Para isso, a estratégia é deixar de vender e exportar apenas ‘commodities’, fugindo da volatilidade de preços desses produtos, para se tornar uma empresa que oferece itens com valor reconhecido. No Brasil, por exemplo, a JBS usou essa estratégia ao criar a Friboi, associando a marca a um produto de maior qualidade. Nos EUA, também estão sendo criadas marcas próprias de carnes para grandes redes de supermercados como a Cosco, e já estão sendo oferecidos aos americanos cortes de frango e porco diferenciados e temperados.

– Com produtos de maior valor, que oferecem margens de ganho maiores, reduzimos a volatilidade para os acionistas – diz o brasileiro Fabio Sandri, diretor financeiro da Pilgrim’s.

No escritório central da JBS nos Estados Unidos, na cidade de Greeley, no Colorado, próxima à capital do estado, Denver, a presença dos brasileiros é cada vez maior. Ali trabalham quase mil pessoas e costuma-se dizer que há sotaques de todas as regiões dos Estados Unidos, mas o português está entre os mais disseminados.
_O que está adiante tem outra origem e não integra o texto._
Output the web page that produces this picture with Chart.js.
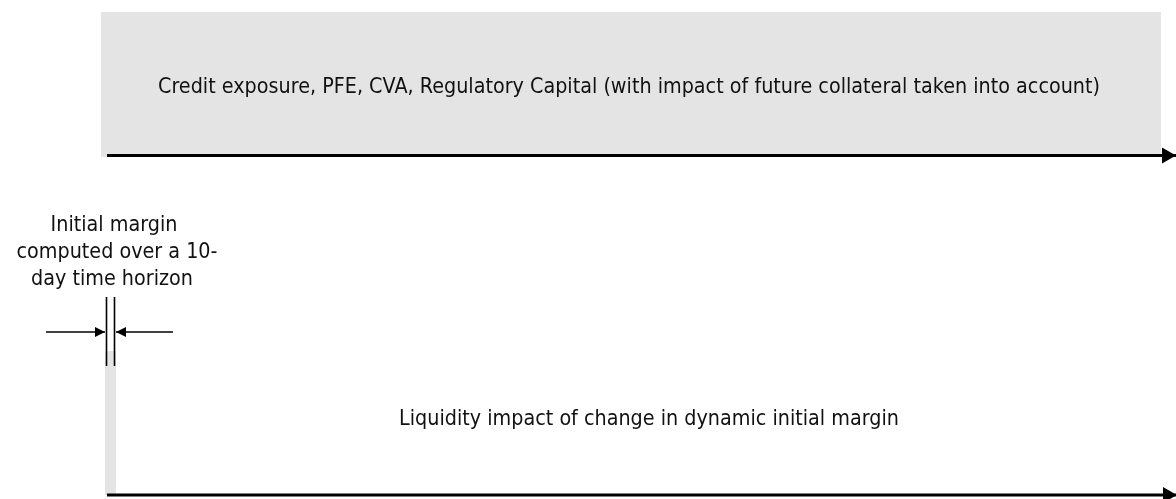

– Os brasileiros estão acostumados a trabalhar com cenários mais voláteis, são criativos e se adaptam a situações diferentes. Com a disciplina dos americanos, o resultado é muito positivo – afirma André Nogueira.

Funcionários locais da JBS, que já trabalharam para a Pilgrim’s ou para a Swift, reconhecem mudanças na cultura da empresa e dizem que hoje há um jeito mais informal nas relações, marca trazida pelos brasileiros. E se admiram com o fato de que Wesley Batista, o presidente da empresa, circular pelas unidades, conversar com empregados, fazer perguntas e ouvir sugestões. Wesley vai pelo menos uma vez por mês aos EUA onde passa uma semana. Não é raro ele visitar duas ou três unidades da empresa em apenas um dia.

– Antes, não era muito comum que os proprietários da empresa circulassem por aqui e conversassem com os empregados. Agora isso mudou – diz Donna Estrada, que vai completar 30 anos de empresa e passou pela administração da Swift na cidade de Cactus, no Texas.